You don't qualify because your eligibility to use the 2 year/5 year rule expired in 2016.  If we assume you moved out on June 1, 2013 and turned the home into a rental, then your eligibility to qualify for an exclusion ended on May 31, 2016.  Since you kept the home as a rental past that date, the exclusion rule no longer applies.

The point of the 24 month rule is that you must have owned the home and lived in it for at least 24 months to ever use the exclusion.  If you move out after owning less than 24 months due to a hardship, you might qualify for a partial exclusion.  For example, you buy a home on June 1, 2016, and move out June 1, 2017 for a hardship--less than 24 months.  If you sell (instead of converting to a rental) you can take a partial exclusion.

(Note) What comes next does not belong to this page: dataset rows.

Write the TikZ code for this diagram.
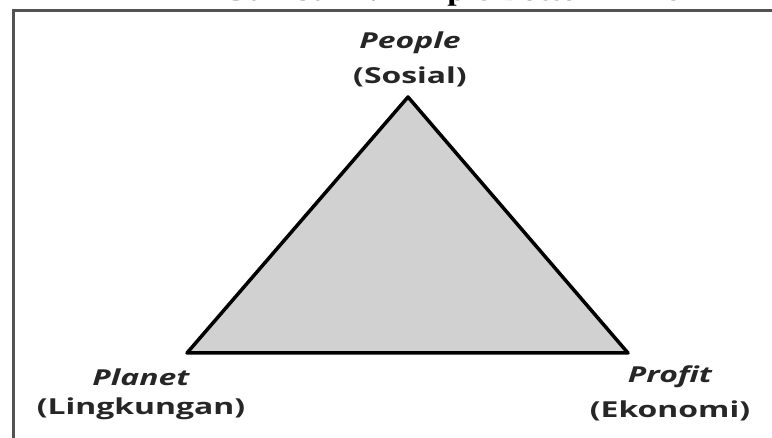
\documentclass[tikz,border=0pt]{standalone}
\usepackage{fontspec}
\usetikzlibrary{positioning}
\newfontfamily\lblfont[FakeStretch=1.45]{Open Sans}
\newfontfamily\ttlfont[FakeStretch=1.25]{Liberation Serif}

\begin{document}
\begin{tikzpicture}[
  x=1pt, y=1pt,
  pillar/.style={font=\lblfont\fontsize{22}{25}\selectfont\bfseries\itshape, text=black!85, inner sep=0pt},
  aspect/.style={font=\lblfont\fontsize{22}{25}\selectfont\bfseries, text=black!85, inner sep=0pt},
  tri/.style={draw=black, line width=3.5pt, line join=round, fill=black!18}
]
  \useasboundingbox (0,0) rectangle (772,438);

  % caption, cut at the top edge
  \node[font=\ttlfont\fontsize{27}{30}\selectfont\bfseries, anchor=base] (caption) at (451,437) {Gambar 2.2 Triple Bottom Line};
  \draw[black!68, line width=3pt] (13.5,-10) |- (790,427);

  \coordinate (apex) at (408,341);
  \coordinate (left) at (187,85);
  \coordinate (right) at (628,85);
  \draw[tri] (apex) -- (left) -- (right) -- cycle;

  % vertex labels
  \node[pillar] (people) at (410,395) {People};
  \node[aspect, below=12pt of people] (sosial) {(Sosial)};
  \node[pillar] (planet) at (141,61) {Planet};
  \node[aspect, below=12pt of planet] (lingkungan) {(Lingkungan)};
  \node[pillar] (profit) at (670,61) {Profit};
  \node[aspect, below=12pt of profit] (ekonomi) {(Ekonomi)};
\end{tikzpicture}
\end{document}
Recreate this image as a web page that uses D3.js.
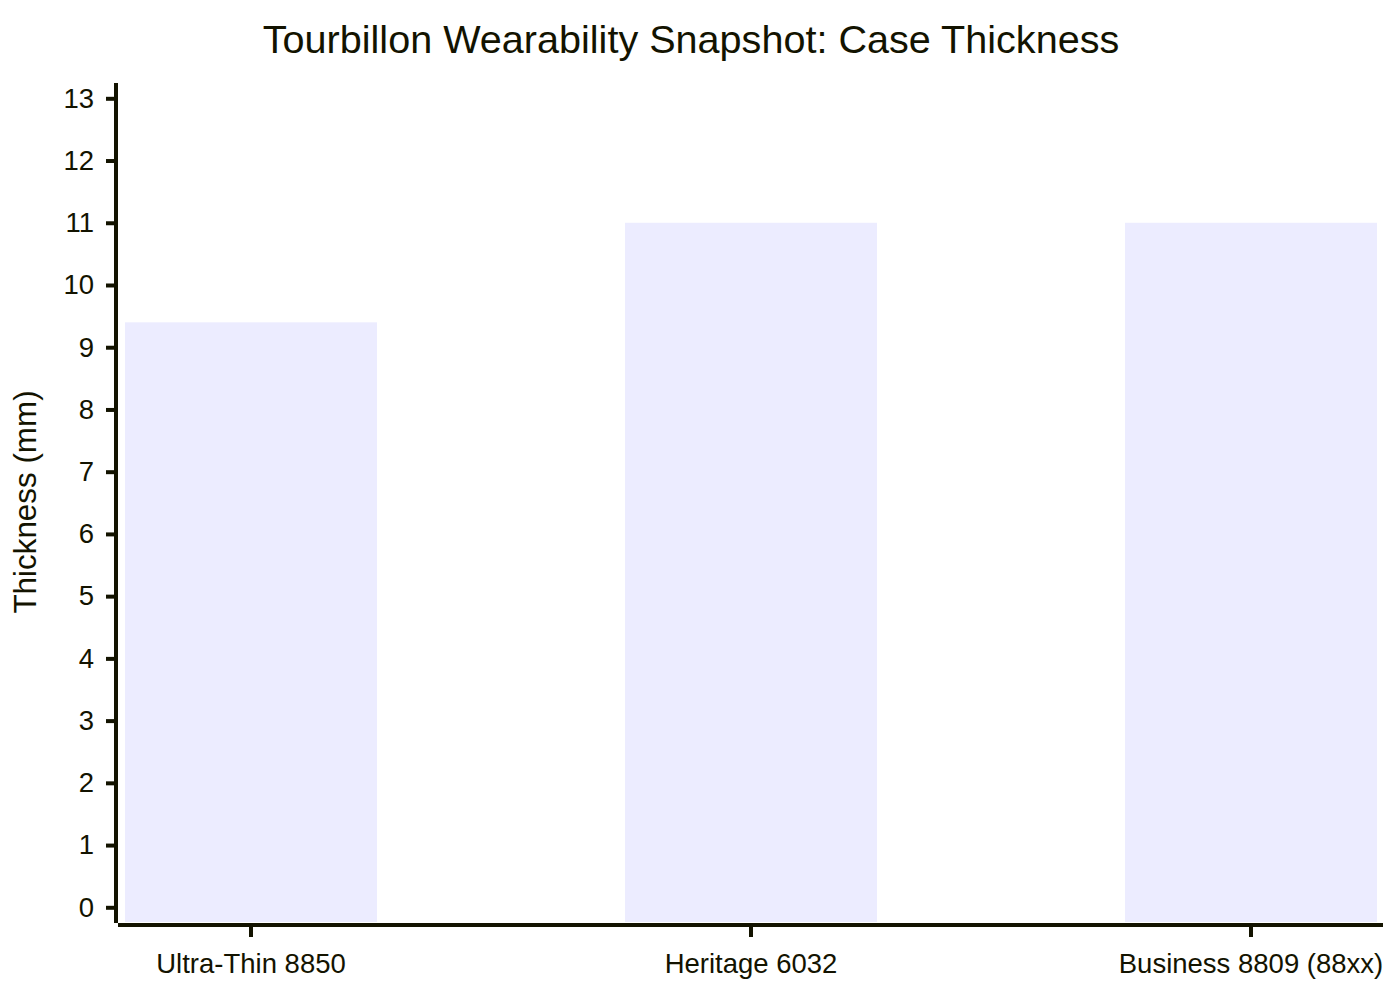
<!DOCTYPE html>
<html>
<head>
<meta charset="utf-8">
<script src="https://cdn.jsdelivr.net/npm/d3@7"></script>
<style>
  body { margin: 0; background: #fff; }
  svg { display: block; font-family: "Liberation Sans", Arial, sans-serif; }
</style>
</head>
<body>
<div id="chart"></div>
<script>
// data
var models = ["Ultra-Thin 8850", "Heritage 6032", "Business 8809 (88xx)"];
var thickness = [9.4, 11, 11];
var yTicks = [0, 1, 2, 3, 4, 5, 6, 7, 8, 9, 10, 11, 12, 13];

var width = 1400, height = 1000;
var ink = "#131300";
var barColor = "#ECECFF";

// plot box
var plotLeft = 118, plotRight = 1383, plotTop = 83, plotBottom = 923;

var svg = d3.select("#chart")
  .append("svg")
  .attr("width", width)
  .attr("height", height);

var x = d3.scaleBand()
  .domain(models)
  .range([plotLeft + 1, plotRight])
  .paddingInner(0.496)
  .paddingOuter(0.012);

var y = d3.scaleLinear()
  .domain([0, 13])
  .range([907.3, 98.3]);

// title
svg.append("text")
  .attr("x", 691)
  .attr("y", 53)
  .attr("text-anchor", "middle")
  .attr("font-size", 39.6)
  .attr("fill", ink)
  .text("Tourbillon Wearability Snapshot: Case Thickness");

// bars
svg.append("g")
  .selectAll("rect")
  .data(models)
  .join("rect")
  .attr("x", (d) => x(d))
  .attr("width", x.bandwidth())
  .attr("y", (d, i) => y(thickness[i]))
  .attr("height", (d, i) => plotBottom - 1 - y(thickness[i]))
  .attr("fill", barColor);

// y axis
var yAxis = svg.append("g")
  .attr("transform", "translate(" + (plotLeft - 2) + ",0)")
  .call(d3.axisLeft(y).tickValues(yTicks).tickSize(10).tickSizeOuter(0).tickPadding(12));
yAxis.select(".domain").remove();
yAxis.selectAll(".tick line").attr("stroke", ink).attr("stroke-width", 4);
yAxis.selectAll(".tick text")
  .attr("fill", ink)
  .attr("font-size", 27.5)
  .attr("font-family", "Liberation Sans, Arial, sans-serif");

svg.append("line")
  .attr("x1", plotLeft - 2).attr("x2", plotLeft - 2)
  .attr("y1", plotTop).attr("y2", plotBottom)
  .attr("stroke", ink)
  .attr("stroke-width", 4);

// x axis
var xAxis = svg.append("g")
  .attr("transform", "translate(0," + (plotBottom + 2) + ")")
  .call(d3.axisBottom(x).tickSize(12).tickSizeOuter(0).tickPadding(16.5));
xAxis.select(".domain").remove();
xAxis.selectAll(".tick line").attr("stroke", ink).attr("stroke-width", 4);
xAxis.selectAll(".tick text")
  .attr("fill", ink)
  .attr("font-size", 27.5)
  .attr("font-family", "Liberation Sans, Arial, sans-serif");

svg.append("line")
  .attr("x1", plotLeft).attr("x2", plotRight)
  .attr("y1", plotBottom + 2).attr("y2", plotBottom + 2)
  .attr("stroke", ink)
  .attr("stroke-width", 4);

// y axis title
svg.append("text")
  .attr("transform", "translate(36,502) rotate(-90)")
  .attr("text-anchor", "middle")
  .attr("font-size", 31.4)
  .attr("fill", ink)
  .text("Thickness (mm)");
</script>
</body>
</html>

Assuming you owned the home from at least 2011, then you already meet the 24 month rule and the hardship exception is irrelevant.  What you are seeking relief from the is other part of the 2 year/5 year rule, that you must have lived in the home at least 2 of the 5 years ending at the date of the sale.  The only exception to that part of the rule is if you are displaced from your home for military duty or foreign service.  You could have sold any time between 2013 and 2016 and excluded your gain.  By keeping the home as a rental longer than 3 years after moving out, you no longer qualify for the exclusion.  Perhaps it would have been wiser to sell the home before your eligibility ran out, but you probably could not have predicted the layoff.

I don't know anything about "holding out for sale" versus actually selling the home...but I think you would have a tough case and would lose.